## DATA PROVIDED
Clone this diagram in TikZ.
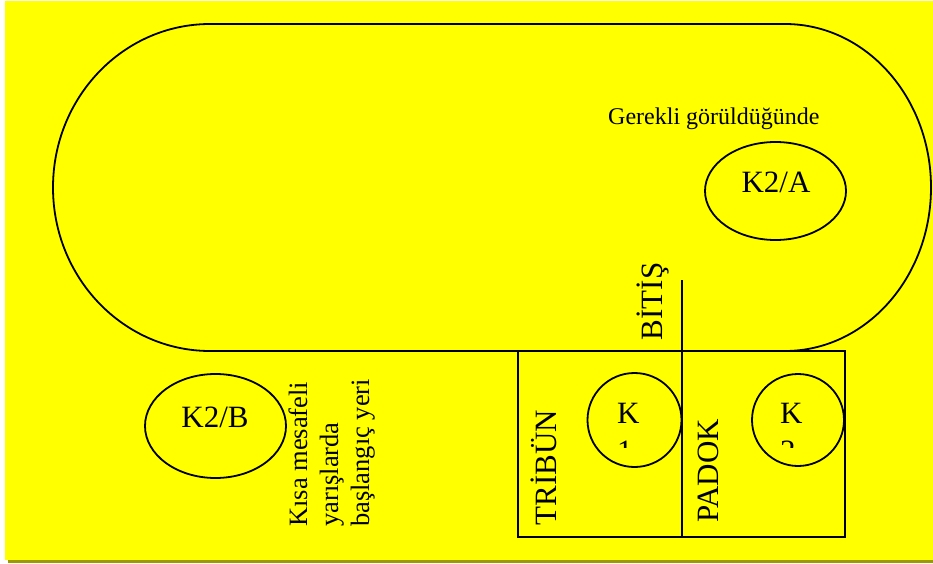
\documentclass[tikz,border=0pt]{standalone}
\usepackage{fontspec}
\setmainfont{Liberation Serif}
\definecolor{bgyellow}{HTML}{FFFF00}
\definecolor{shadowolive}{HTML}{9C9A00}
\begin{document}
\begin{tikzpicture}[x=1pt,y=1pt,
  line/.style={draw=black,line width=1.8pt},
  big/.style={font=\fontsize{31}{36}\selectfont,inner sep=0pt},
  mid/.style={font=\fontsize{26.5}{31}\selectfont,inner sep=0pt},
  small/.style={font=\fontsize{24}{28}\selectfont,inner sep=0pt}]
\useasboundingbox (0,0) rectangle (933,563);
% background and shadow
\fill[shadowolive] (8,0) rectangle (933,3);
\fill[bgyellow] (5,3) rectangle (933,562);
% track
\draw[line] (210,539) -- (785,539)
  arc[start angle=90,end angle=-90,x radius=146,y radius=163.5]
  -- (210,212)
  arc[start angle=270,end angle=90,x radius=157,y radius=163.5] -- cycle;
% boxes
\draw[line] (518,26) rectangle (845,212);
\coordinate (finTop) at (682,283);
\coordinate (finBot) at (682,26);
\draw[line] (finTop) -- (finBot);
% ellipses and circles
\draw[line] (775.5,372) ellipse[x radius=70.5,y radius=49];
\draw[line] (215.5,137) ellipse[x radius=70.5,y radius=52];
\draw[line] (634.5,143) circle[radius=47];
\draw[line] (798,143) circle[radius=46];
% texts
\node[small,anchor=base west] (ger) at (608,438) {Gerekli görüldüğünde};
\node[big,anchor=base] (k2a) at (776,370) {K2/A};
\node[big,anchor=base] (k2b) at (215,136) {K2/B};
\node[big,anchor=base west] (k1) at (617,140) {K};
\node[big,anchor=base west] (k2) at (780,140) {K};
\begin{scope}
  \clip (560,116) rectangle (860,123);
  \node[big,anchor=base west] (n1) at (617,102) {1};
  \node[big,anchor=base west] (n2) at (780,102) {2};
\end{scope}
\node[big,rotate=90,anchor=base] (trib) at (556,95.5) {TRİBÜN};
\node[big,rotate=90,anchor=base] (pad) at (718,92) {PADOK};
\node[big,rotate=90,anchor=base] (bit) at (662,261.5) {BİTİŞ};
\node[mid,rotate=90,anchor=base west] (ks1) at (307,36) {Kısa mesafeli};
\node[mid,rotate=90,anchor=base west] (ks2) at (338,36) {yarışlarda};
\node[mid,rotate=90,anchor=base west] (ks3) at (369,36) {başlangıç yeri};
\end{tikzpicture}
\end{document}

## SHORT EXERCISE
Reproduce the data above in full, exactly as it is, with the pictures left out.

## RESULT OF THIS TASK
Clone this diagram in TikZ.
\documentclass[tikz,border=0pt]{standalone}
\usepackage{fontspec}
\setmainfont{Liberation Serif}
\definecolor{bgyellow}{HTML}{FFFF00}
\definecolor{shadowolive}{HTML}{9C9A00}
\begin{document}
\begin{tikzpicture}[x=1pt,y=1pt,
  line/.style={draw=black,line width=1.8pt},
  big/.style={font=\fontsize{31}{36}\selectfont,inner sep=0pt},
  mid/.style={font=\fontsize{26.5}{31}\selectfont,inner sep=0pt},
  small/.style={font=\fontsize{24}{28}\selectfont,inner sep=0pt}]
\useasboundingbox (0,0) rectangle (933,563);
% background and shadow
\fill[shadowolive] (8,0) rectangle (933,3);
\fill[bgyellow] (5,3) rectangle (933,562);
% track
\draw[line] (210,539) -- (785,539)
  arc[start angle=90,end angle=-90,x radius=146,y radius=163.5]
  -- (210,212)
  arc[start angle=270,end angle=90,x radius=157,y radius=163.5] -- cycle;
% boxes
\draw[line] (518,26) rectangle (845,212);
\coordinate (finTop) at (682,283);
\coordinate (finBot) at (682,26);
\draw[line] (finTop) -- (finBot);
% ellipses and circles
\draw[line] (775.5,372) ellipse[x radius=70.5,y radius=49];
\draw[line] (215.5,137) ellipse[x radius=70.5,y radius=52];
\draw[line] (634.5,143) circle[radius=47];
\draw[line] (798,143) circle[radius=46];
% texts
\node[small,anchor=base west] (ger) at (608,438) {Gerekli görüldüğünde};
\node[big,anchor=base] (k2a) at (776,370) {K2/A};
\node[big,anchor=base] (k2b) at (215,136) {K2/B};
\node[big,anchor=base west] (k1) at (617,140) {K};
\node[big,anchor=base west] (k2) at (780,140) {K};
\begin{scope}
  \clip (560,116) rectangle (860,123);
  \node[big,anchor=base west] (n1) at (617,102) {1};
  \node[big,anchor=base west] (n2) at (780,102) {2};
\end{scope}
\node[big,rotate=90,anchor=base] (trib) at (556,95.5) {TRİBÜN};
\node[big,rotate=90,anchor=base] (pad) at (718,92) {PADOK};
\node[big,rotate=90,anchor=base] (bit) at (662,261.5) {BİTİŞ};
\node[mid,rotate=90,anchor=base west] (ks1) at (307,36) {Kısa mesafeli};
\node[mid,rotate=90,anchor=base west] (ks2) at (338,36) {yarışlarda};
\node[mid,rotate=90,anchor=base west] (ks3) at (369,36) {başlangıç yeri};
\end{tikzpicture}
\end{document}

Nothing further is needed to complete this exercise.